::: INFORMATION PROVIDED :::
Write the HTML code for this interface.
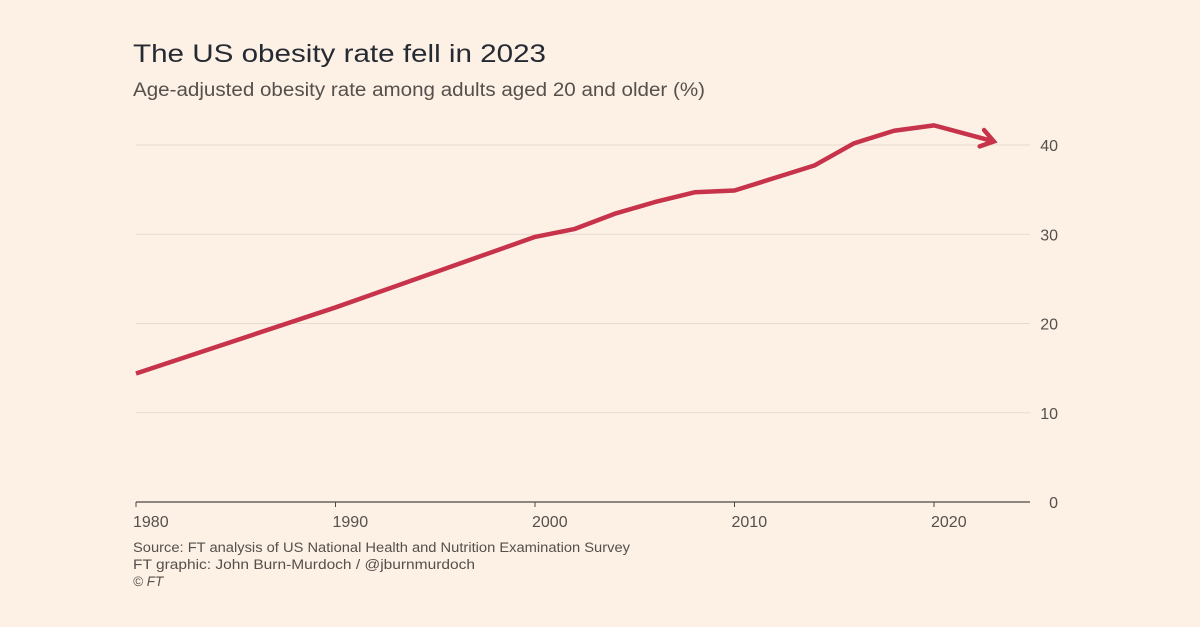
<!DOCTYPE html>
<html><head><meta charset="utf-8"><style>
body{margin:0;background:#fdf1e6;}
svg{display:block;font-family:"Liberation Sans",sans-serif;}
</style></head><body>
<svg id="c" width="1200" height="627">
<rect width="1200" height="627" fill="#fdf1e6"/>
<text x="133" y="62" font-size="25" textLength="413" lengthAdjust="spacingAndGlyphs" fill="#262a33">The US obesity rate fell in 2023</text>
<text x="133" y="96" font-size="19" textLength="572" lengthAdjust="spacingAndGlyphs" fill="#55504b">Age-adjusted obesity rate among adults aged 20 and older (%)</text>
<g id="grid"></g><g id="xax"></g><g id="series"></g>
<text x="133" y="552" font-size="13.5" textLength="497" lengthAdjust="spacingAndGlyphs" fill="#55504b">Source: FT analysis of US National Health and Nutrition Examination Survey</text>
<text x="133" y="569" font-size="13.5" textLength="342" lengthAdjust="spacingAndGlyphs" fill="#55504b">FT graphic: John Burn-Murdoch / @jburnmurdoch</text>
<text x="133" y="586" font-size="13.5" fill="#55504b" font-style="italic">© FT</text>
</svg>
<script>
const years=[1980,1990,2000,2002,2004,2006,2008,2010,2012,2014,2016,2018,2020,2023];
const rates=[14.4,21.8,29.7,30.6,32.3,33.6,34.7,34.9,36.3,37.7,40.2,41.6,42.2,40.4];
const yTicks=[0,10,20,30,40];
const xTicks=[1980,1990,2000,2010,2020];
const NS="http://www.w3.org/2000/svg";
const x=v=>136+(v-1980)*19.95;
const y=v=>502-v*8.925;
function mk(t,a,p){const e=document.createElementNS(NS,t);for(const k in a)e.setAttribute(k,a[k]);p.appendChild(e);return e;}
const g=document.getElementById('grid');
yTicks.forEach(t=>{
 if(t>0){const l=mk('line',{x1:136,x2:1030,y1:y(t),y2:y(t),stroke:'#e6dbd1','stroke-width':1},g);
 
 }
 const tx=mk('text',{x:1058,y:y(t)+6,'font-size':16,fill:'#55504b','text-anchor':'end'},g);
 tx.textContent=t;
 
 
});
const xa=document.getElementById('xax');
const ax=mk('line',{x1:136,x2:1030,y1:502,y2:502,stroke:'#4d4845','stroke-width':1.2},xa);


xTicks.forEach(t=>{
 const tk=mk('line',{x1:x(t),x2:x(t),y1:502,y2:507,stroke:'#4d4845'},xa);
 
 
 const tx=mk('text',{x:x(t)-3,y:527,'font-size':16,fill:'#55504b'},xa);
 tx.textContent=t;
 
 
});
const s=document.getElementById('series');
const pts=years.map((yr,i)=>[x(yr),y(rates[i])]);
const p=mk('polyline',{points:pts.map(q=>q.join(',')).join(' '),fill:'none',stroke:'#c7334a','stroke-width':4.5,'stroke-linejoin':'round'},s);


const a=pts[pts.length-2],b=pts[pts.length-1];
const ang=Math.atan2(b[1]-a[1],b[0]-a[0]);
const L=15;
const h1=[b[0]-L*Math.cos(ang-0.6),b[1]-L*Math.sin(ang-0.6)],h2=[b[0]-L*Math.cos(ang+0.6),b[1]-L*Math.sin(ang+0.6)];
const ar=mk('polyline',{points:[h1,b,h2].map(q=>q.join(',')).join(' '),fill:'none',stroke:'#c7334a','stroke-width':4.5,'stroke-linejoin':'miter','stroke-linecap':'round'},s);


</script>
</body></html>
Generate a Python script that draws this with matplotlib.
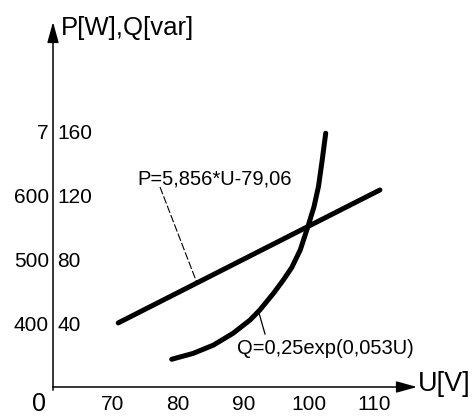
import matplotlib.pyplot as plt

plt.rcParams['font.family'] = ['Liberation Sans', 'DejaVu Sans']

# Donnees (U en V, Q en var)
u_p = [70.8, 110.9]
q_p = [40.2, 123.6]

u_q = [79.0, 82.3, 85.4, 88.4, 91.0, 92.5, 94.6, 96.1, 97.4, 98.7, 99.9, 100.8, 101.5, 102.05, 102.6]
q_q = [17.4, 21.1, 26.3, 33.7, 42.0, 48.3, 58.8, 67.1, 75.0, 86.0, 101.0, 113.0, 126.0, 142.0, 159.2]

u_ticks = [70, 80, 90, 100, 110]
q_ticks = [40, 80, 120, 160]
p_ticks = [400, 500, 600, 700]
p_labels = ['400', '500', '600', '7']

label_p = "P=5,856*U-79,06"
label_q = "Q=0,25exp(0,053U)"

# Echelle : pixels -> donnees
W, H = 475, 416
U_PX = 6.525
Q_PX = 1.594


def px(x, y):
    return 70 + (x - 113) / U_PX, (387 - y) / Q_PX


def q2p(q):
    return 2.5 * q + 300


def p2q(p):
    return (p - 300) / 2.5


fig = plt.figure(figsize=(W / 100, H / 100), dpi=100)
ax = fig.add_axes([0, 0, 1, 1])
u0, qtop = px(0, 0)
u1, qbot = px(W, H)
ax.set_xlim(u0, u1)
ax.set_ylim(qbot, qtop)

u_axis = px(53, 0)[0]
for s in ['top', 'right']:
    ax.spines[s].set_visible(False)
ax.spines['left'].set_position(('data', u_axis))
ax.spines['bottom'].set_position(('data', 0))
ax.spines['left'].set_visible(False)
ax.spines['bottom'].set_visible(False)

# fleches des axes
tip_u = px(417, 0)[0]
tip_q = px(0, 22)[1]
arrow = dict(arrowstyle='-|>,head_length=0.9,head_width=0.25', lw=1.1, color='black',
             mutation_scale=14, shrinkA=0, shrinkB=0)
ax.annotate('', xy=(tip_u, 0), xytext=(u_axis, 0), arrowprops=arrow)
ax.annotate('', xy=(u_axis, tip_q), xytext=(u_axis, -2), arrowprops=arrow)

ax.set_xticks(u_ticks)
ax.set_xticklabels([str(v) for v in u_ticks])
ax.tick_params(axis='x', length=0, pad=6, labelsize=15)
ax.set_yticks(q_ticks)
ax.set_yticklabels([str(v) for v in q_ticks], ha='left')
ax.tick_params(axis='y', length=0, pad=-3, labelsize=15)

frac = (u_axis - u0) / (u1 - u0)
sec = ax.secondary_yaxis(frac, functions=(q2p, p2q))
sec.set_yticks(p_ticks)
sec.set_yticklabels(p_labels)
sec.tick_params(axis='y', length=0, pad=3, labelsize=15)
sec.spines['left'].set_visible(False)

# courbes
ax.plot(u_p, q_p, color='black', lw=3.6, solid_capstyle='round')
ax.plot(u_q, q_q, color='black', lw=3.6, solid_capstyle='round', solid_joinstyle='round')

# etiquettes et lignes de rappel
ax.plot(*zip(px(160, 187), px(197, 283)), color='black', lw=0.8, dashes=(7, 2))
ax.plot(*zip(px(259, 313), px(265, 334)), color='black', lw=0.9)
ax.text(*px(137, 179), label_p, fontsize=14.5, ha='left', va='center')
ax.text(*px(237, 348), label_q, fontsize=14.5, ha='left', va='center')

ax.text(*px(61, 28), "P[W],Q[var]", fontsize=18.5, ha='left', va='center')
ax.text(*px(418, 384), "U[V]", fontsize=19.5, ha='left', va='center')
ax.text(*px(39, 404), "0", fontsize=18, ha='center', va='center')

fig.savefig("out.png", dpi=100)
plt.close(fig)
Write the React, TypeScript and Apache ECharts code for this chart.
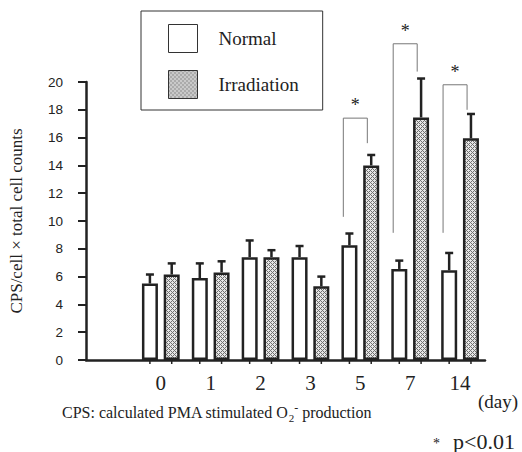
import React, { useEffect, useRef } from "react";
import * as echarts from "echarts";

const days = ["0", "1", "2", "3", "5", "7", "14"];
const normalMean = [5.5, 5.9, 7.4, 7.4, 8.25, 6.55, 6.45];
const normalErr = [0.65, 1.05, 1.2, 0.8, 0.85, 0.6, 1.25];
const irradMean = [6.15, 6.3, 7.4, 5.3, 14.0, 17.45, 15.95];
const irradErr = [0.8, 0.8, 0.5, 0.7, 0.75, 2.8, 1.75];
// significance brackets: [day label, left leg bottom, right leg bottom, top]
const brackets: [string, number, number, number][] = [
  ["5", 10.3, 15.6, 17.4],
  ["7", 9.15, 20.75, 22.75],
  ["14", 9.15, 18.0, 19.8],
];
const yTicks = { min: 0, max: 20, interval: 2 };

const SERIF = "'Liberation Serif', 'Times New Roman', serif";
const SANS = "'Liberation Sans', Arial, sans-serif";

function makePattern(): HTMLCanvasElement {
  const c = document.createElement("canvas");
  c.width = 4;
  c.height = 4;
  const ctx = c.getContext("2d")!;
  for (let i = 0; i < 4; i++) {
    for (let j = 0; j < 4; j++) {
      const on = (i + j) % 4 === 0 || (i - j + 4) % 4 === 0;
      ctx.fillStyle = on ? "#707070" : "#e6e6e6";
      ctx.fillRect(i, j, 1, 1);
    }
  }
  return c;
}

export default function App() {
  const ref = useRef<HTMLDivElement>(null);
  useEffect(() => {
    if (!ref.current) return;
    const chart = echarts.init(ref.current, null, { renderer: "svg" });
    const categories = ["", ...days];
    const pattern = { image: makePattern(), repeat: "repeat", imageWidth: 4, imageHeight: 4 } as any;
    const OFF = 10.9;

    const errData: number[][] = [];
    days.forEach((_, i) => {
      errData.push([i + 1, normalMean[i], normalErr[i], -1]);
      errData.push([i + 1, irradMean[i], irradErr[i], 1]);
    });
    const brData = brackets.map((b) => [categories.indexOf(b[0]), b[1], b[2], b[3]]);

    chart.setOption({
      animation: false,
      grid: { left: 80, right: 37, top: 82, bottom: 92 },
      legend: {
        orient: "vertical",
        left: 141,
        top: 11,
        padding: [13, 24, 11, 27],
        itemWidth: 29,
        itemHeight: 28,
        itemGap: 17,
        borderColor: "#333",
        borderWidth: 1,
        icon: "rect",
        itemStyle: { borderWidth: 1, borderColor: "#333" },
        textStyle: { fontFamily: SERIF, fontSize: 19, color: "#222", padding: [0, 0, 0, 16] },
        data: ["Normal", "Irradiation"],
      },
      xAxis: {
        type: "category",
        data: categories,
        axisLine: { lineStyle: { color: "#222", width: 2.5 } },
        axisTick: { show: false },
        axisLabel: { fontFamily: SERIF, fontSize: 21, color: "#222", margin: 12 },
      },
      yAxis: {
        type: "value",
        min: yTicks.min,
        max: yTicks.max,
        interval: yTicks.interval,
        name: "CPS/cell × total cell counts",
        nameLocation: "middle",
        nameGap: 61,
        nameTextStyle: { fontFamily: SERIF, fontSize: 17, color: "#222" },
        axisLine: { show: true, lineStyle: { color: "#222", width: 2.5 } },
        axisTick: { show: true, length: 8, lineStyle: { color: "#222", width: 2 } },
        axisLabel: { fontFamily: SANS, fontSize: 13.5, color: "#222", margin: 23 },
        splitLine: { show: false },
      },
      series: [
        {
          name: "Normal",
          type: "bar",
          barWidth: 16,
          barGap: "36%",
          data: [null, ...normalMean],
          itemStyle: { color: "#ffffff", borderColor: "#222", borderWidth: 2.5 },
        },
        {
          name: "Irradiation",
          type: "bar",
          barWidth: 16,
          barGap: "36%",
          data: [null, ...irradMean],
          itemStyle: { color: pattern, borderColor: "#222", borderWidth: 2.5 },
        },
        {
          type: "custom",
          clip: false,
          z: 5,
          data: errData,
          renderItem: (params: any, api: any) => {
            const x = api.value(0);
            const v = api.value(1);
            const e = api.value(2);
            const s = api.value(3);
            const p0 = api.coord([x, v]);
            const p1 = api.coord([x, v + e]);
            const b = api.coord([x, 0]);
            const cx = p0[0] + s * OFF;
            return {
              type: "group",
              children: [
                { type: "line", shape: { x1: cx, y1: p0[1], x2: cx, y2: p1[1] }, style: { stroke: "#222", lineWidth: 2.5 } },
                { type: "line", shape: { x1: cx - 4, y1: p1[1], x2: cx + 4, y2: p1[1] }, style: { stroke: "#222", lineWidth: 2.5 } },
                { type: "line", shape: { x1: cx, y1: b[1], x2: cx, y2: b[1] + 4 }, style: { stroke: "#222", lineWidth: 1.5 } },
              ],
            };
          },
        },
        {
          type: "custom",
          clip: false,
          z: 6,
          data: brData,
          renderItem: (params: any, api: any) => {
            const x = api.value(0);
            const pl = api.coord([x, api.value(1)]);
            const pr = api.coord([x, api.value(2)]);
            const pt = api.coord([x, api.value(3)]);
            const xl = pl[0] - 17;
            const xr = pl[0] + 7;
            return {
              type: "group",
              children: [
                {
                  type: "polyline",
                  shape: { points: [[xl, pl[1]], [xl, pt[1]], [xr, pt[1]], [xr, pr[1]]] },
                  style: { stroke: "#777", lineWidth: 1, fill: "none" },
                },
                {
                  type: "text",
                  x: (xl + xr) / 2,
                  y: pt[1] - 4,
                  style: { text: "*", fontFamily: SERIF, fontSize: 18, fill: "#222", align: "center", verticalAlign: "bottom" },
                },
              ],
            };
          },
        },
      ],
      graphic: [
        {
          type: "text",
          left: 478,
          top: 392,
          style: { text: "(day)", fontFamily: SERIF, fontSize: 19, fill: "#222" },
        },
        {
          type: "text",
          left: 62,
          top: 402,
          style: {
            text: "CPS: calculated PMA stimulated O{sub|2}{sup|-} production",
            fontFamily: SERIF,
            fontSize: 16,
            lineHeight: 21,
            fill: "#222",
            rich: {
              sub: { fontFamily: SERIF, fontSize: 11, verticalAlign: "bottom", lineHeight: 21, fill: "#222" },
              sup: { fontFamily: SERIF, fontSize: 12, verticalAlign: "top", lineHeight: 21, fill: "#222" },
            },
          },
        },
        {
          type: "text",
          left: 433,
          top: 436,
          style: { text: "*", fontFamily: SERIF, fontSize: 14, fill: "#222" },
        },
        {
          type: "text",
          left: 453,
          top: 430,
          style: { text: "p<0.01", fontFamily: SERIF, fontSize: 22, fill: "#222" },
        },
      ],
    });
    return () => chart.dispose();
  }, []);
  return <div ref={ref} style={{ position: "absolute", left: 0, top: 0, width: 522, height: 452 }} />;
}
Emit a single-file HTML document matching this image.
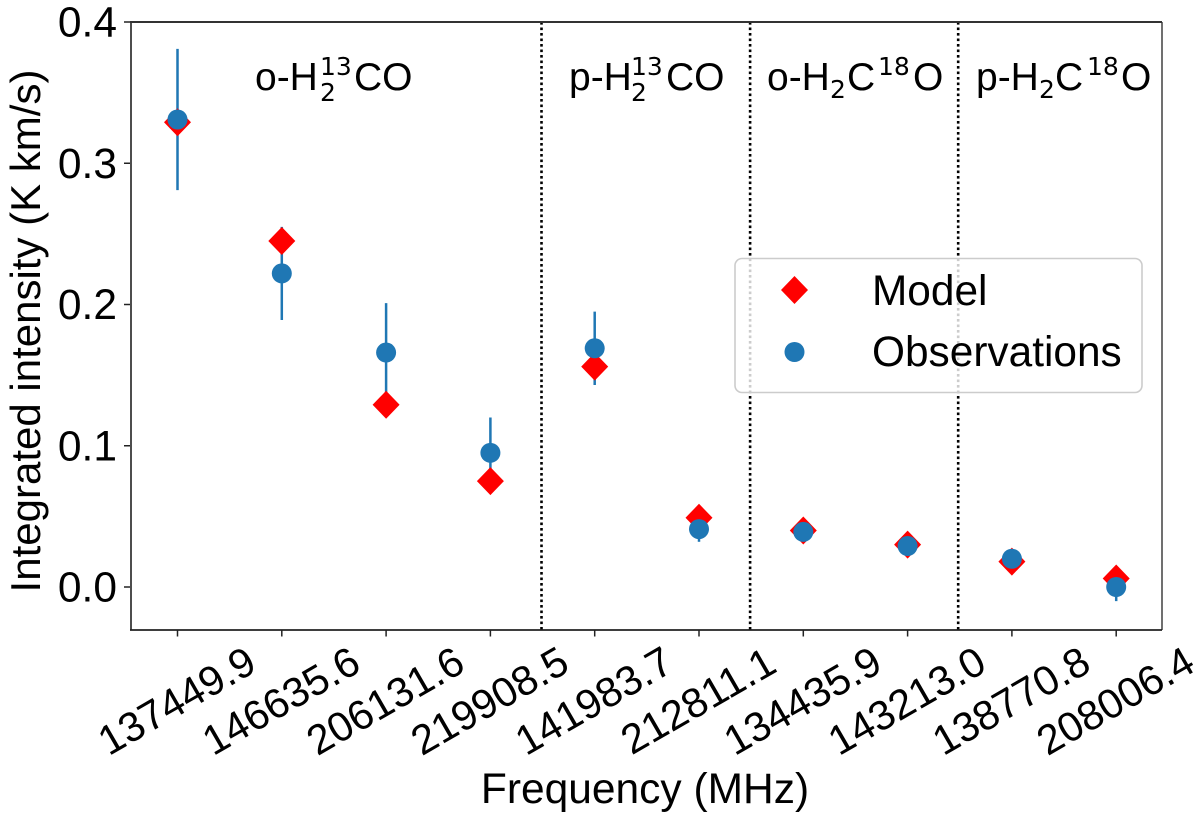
:::
> WHAT YOU ARE ASKED TO DO:
Show the lines where the word "this" appears in the entries.

> REPLY:
Write the HTML code for this interface.
Generate a Python script that draws this with matplotlib.
Write the React, TypeScript and Apache ECharts code for this chart.
Emit a single-file HTML document matching this image.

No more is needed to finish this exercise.